Australian Prime Minister Kevin Rudd yesterday said the China resources boom was over, leaving the economy at a crossroads, as he called for a new productivity pact to boost competitiveness.
In his first major policy speech since ousting former Australian prime minister Julia Gillard as leader, Rudd also urged a sharper engagement with Asia, particularly Indonesia, to help smooth the nation’s economic transition from its reliance on commodities.
“If we make the wrong decisions now, we will be living with those decisions for the decade ahead,” he said. “The truth is, in 2013, the China resources boom is over. While the export of resource and commodity volumes are up, the prices we receive for them have now fallen almost 25 percent since their peak and may well fall further. Right now, we find ourselves at a crossover point for our national economy.”
Rudd’s comments came as Australia’s jobless rate jumped to 5.7 percent last month, its highest level in almost four years, as the mining-driven economy begins a tough diversification drive to other sources of growth.
The economy grew at a slower-than-expected rate in the first three months of the year, expanding 0.6 percent on quarter and 2.5 percent on year suggesting the decade-long mining investment boom was unwinding
“Managing this economic transition is now a core task of Australian economic policy,” Rudd said. “Critical for jobs. Critical for infrastructure.”
He said lifting national productivity was a key priority, calling for better cooperation between business, unions and government so everyone was “pushing in the same strategic policy direction.”
“The core of this new national competitiveness agenda must be a common agreement to lift the rate of annual productivity growth from its existing level of 1.6 percent to 2 percent or better,” he said.
Since becoming prime minister a fortnight ago, Rudd has met four times with the Australian Council of Trade Unions and the Business Council of Australia to enlist their support for closer cooperation.
Agenda items included rising energy prices, rigidities in the labor market, business productivity, red tape, education, skills and training, infrastructure and small business.
Rudd said greater business engagement with Asia outside of the resources and energy sector was also necessary to help the economy cope.
“The truth is Australia is much underdone in Asia beyond the resource and energy sector,” he said.
“Indonesia is a classic example — an economy which by 2050 is on track to become the fourth-largest economy in the world after China, India and the US,” he said.
However, at present, Indonesia does not fall within our top 10 trading partners or our top 20 investment destinations.”
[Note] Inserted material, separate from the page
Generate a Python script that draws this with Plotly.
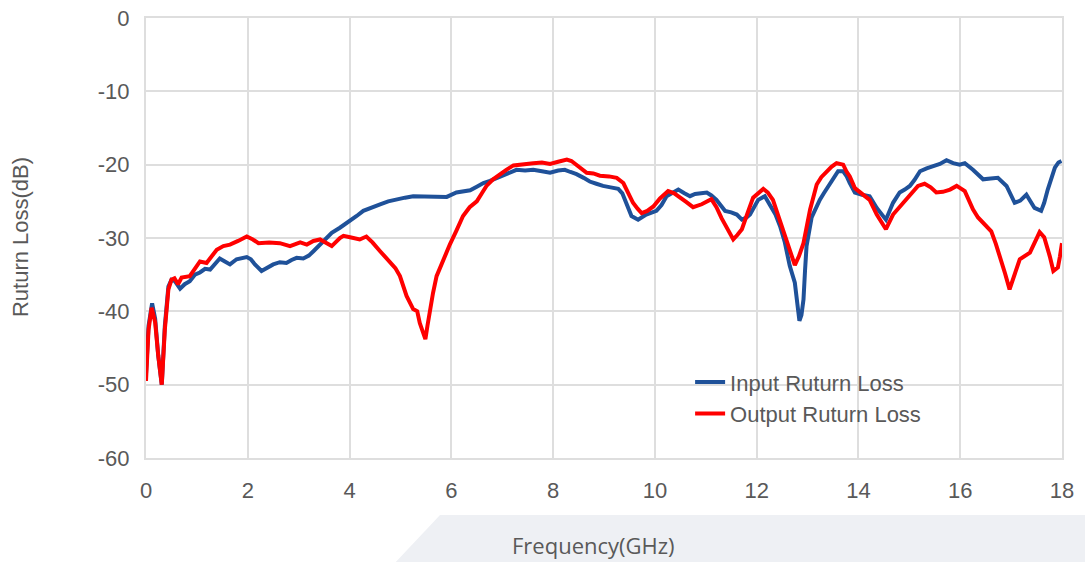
import plotly.graph_objects as go

# Input Ruturn Loss (blue)
in_freq = [0.00, 0.05, 0.12, 0.18, 0.24, 0.31, 0.37, 0.44, 0.50, 0.57, 0.67, 0.76, 0.86, 0.96, 1.06, 1.16,
           1.26, 1.36, 1.45, 1.55, 1.65, 1.78, 1.88, 1.98, 2.06, 2.14, 2.27, 2.38, 2.50, 2.63, 2.76, 2.86,
           2.96, 3.09, 3.20, 3.29, 3.42, 3.53, 3.65, 3.81, 4.01, 4.14, 4.27, 4.43, 4.60, 4.76, 4.93, 5.09,
           5.25, 5.42, 5.58, 5.75, 5.91, 6.10, 6.23, 6.37, 6.50, 6.63, 6.76, 6.89, 7.02, 7.15, 7.28, 7.45,
           7.61, 7.78, 7.94, 8.10, 8.23, 8.34, 8.46, 8.60, 8.72, 8.85, 8.98, 9.13, 9.28, 9.36, 9.44, 9.54,
           9.67, 9.83, 10.03, 10.13, 10.23, 10.35, 10.46, 10.58, 10.69, 10.79, 10.88, 11.02, 11.11, 11.21,
           11.30, 11.38, 11.50, 11.61, 11.71, 11.80, 11.87, 11.95, 12.03, 12.16, 12.29, 12.37, 12.46, 12.55,
           12.65, 12.75, 12.80, 12.84, 12.88, 12.92, 12.95, 12.98, 13.08, 13.16, 13.24, 13.32, 13.41, 13.50,
           13.60, 13.70, 13.77, 13.83, 13.93, 14.07, 14.22, 14.36, 14.45, 14.54, 14.68, 14.81, 14.91, 15.01,
           15.10, 15.21, 15.34, 15.47, 15.60, 15.73, 15.86, 15.99, 16.09, 16.25, 16.35, 16.45, 16.60, 16.74,
           16.91, 16.99, 17.07, 17.18, 17.30, 17.46, 17.59, 17.65, 17.72, 17.86, 17.93, 17.99]
in_loss = [-48.5, -42.0, -38.9, -41.0, -46.0, -50.0, -42.0, -36.6, -35.7, -35.9, -36.9, -36.3, -35.9, -35.0,
           -34.7, -34.2, -34.3, -33.5, -32.8, -33.2, -33.6, -32.9, -32.8, -32.6, -32.9, -33.6, -34.5, -34.0,
           -33.6, -33.3, -33.4, -33.0, -32.7, -32.8, -32.4, -31.8, -30.9, -30.0, -29.3, -28.6, -27.7, -27.0,
           -26.3, -25.8, -25.4, -25.0, -24.7, -24.5, -24.3, -24.3, -24.3, -24.4, -24.4, -23.8, -23.7, -23.5,
           -23.0, -22.5, -22.2, -21.8, -21.4, -21.1, -20.7, -20.8, -20.7, -20.9, -21.1, -20.8, -20.7, -21.0,
           -21.3, -21.8, -22.3, -22.6, -22.9, -23.1, -23.3, -23.9, -25.2, -27.0, -27.5, -26.8, -26.3, -25.5,
           -24.3, -23.8, -23.4, -23.9, -24.3, -24.0, -23.9, -23.8, -24.2, -24.8, -25.6, -26.3, -26.5, -26.8,
           -27.5, -27.2, -26.8, -25.8, -24.8, -24.3, -25.7, -26.8, -28.4, -30.5, -33.8, -36.1, -39.0, -41.3,
           -40.5, -38.4, -34.5, -31.1, -27.2, -25.9, -24.8, -23.9, -22.9, -21.8, -20.9, -20.9, -21.6, -22.5,
           -23.8, -24.1, -24.3, -25.9, -26.8, -27.5, -25.2, -23.8, -23.4, -22.9, -22.1, -20.9, -20.5, -20.2,
           -19.9, -19.4, -19.8, -20.0, -19.8, -20.7, -21.3, -22.0, -21.9, -21.8, -22.9, -24.0, -25.2, -24.9,
           -24.1, -25.9, -26.3, -25.2, -23.4, -20.4, -19.7, -19.5]

# Output Ruturn Loss (red)
out_freq = [0.00, 0.05, 0.11, 0.18, 0.24, 0.31, 0.37, 0.44, 0.50, 0.56, 0.63, 0.70, 0.86, 0.96, 1.06, 1.19,
            1.29, 1.39, 1.52, 1.65, 1.81, 1.98, 2.10, 2.21, 2.42, 2.63, 2.83, 3.03, 3.16, 3.29, 3.42, 3.55,
            3.65, 3.81, 3.88, 4.01, 4.20, 4.33, 4.45, 4.60, 4.79, 4.90, 4.99, 5.12, 5.25, 5.33, 5.38, 5.44,
            5.49, 5.53, 5.58, 5.64, 5.71, 5.84, 5.97, 6.10, 6.23, 6.36, 6.50, 6.60, 6.69, 6.82, 6.95, 7.08,
            7.22, 7.40, 7.61, 7.78, 7.94, 8.10, 8.27, 8.36, 8.46, 8.56, 8.66, 8.79, 8.92, 9.10, 9.25, 9.38,
            9.48, 9.57, 9.66, 9.74, 9.85, 9.97, 10.10, 10.26, 10.38, 10.49, 10.62, 10.75, 10.92, 11.11, 11.21,
            11.31, 11.42, 11.54, 11.62, 11.71, 11.82, 11.93, 12.13, 12.22, 12.32, 12.44, 12.55, 12.65, 12.75,
            12.83, 12.92, 13.05, 13.18, 13.27, 13.37, 13.47, 13.57, 13.70, 13.77, 13.83, 13.93, 14.07, 14.22,
            14.36, 14.45, 14.54, 14.68, 14.81, 14.94, 15.05, 15.17, 15.30, 15.42, 15.53, 15.66, 15.80, 15.93,
            16.09, 16.17, 16.25, 16.35, 16.45, 16.61, 16.70, 16.78, 16.88, 16.97, 17.07, 17.17, 17.37, 17.47,
            17.56, 17.65, 17.69, 17.76, 17.83, 17.92, 17.96, 18.00]
out_loss = [-49.5, -42.5, -39.5, -41.5, -46.0, -50.0, -42.5, -37.0, -35.7, -35.5, -36.3, -35.4, -35.2, -34.2,
            -33.2, -33.4, -32.4, -31.6, -31.1, -30.9, -30.4, -29.8, -30.2, -30.7, -30.6, -30.7, -31.1, -30.6,
            -30.9, -30.4, -30.2, -30.7, -31.1, -30.0, -29.7, -29.9, -30.2, -29.8, -30.6, -31.8, -33.2, -34.1,
            -35.2, -37.9, -39.7, -40.0, -41.6, -42.8, -43.8, -42.0, -39.7, -37.5, -35.2, -33.0, -30.9, -29.0,
            -27.0, -25.8, -25.0, -23.9, -22.9, -22.0, -21.3, -20.7, -20.1, -19.9, -19.8, -19.7, -19.9, -19.6,
            -19.3, -19.5, -20.0, -20.6, -21.1, -21.2, -21.5, -21.6, -21.8, -22.5, -23.8, -25.2, -26.0, -26.6,
            -26.3, -25.7, -24.6, -23.6, -23.9, -24.4, -25.1, -25.8, -25.4, -24.7, -25.8, -27.3, -28.8, -30.2,
            -29.6, -28.8, -26.6, -24.5, -23.3, -23.8, -24.8, -27.3, -29.8, -32.0, -33.7, -32.5, -30.7, -26.1,
            -22.7, -21.7, -20.9, -20.3, -19.8, -20.0, -21.0, -21.6, -23.2, -24.0, -24.8, -26.8, -27.9, -28.8,
            -26.8, -25.8, -24.8, -23.8, -22.9, -22.6, -23.1, -23.8, -23.7, -23.4, -22.9, -23.6, -24.8, -26.1,
            -27.2, -27.9, -29.1, -30.8, -32.5, -34.8, -37.0, -35.0, -32.9, -32.0, -30.5, -29.2, -29.9, -30.7,
            -32.5, -34.5, -34.0, -32.5, -30.7]

x_ticks = [0, 2, 4, 6, 8, 10, 12, 14, 16, 18]
y_ticks = [0, -10, -20, -30, -40, -50, -60]

TEXT = "#595959"
GRID = "#DEDEDE"
AXFONT = dict(family="Liberation Sans, Arial, sans-serif", size=22, color=TEXT)

fig = go.Figure()
fig.add_trace(go.Scatter(x=in_freq, y=in_loss, mode="lines", name="Input Ruturn Loss",
                         line=dict(color="#1F5199", width=4)))
fig.add_trace(go.Scatter(x=out_freq, y=out_loss, mode="lines", name="Output Ruturn Loss",
                         line=dict(color="#FF0000", width=4)))

fig.update_layout(
    width=1085, height=562,
    margin=dict(l=146, r=23, t=18, b=104, autoexpand=False),
    paper_bgcolor="white", plot_bgcolor="white",
    showlegend=True,
    legend=dict(x=0.594, y=0.22, xanchor="left", yanchor="top",
                bgcolor="rgba(0,0,0,0)", font=AXFONT, borderwidth=0,
                tracegroupgap=0),
    xaxis=dict(range=[0, 18], tickvals=x_ticks, ticktext=[str(v) for v in x_ticks],
               showgrid=True, gridcolor=GRID, gridwidth=2, zeroline=False,
               showline=True, mirror=True, linecolor=GRID, linewidth=2, automargin=False,
               ticks="", tickfont=AXFONT, ticklabelstandoff=12, ticklabeloverflow="allow"),
    yaxis=dict(range=[-60, 0], tickvals=y_ticks, ticktext=[str(v) for v in y_ticks],
               showgrid=True, gridcolor=GRID, gridwidth=2, zeroline=False,
               showline=True, mirror=True, linecolor=GRID, linewidth=2, automargin=False,
               ticks="", tickfont=AXFONT, ticklabelstandoff=10, ticklabeloverflow="allow"),
)

# light grey parallelogram behind the x-axis title
fig.add_shape(type="path", xref="paper", yref="paper",
              path="M 0.321 -0.1295 L 1.05 -0.1295 L 1.05 -0.26 L 0.262 -0.26 Z",
              fillcolor="#EEF0F4", line=dict(width=0), layer="below")

fig.add_annotation(text="Frequency(GHz)", xref="paper", yref="paper", x=0.489, y=-0.198,
                   showarrow=False, xanchor="center", yanchor="middle",
                   font=dict(family="Open Sans, Noto Sans, sans-serif", size=22, color=TEXT))
fig.add_annotation(text="Ruturn Loss(dB)", xref="paper", yref="paper", x=-0.1376, y=0.502,
                   showarrow=False, xanchor="center", yanchor="middle", textangle=-90,
                   font=dict(family="Liberation Sans, Arial, sans-serif", size=22, color=TEXT))

# remove the default 8px page margin so the figure sits at the window's corner
fig.write_html("out.html", config={"displayModeBar": False},
               post_script="document.body.style.margin='0';")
Rudd had invited conservative opposition leader Tony Abbott to join him at the National Press Club, where he made his speech, to debate the economic future of Australia, but Abbot declined.
The prime minister said Abbott was scared of “the public scrutiny of an economic policy debate” and branded him “Captain Negative,” suggesting he routinely talked down the economy.
Abbott, who remains the narrow favorite to win national elections later this year, responded by accusing Rudd of being all talk and no concrete policy.
“Unfortunately, Mr Rudd has no specific announcements to make. All he can talk about is process, not change,” he said of his opponent’s speech.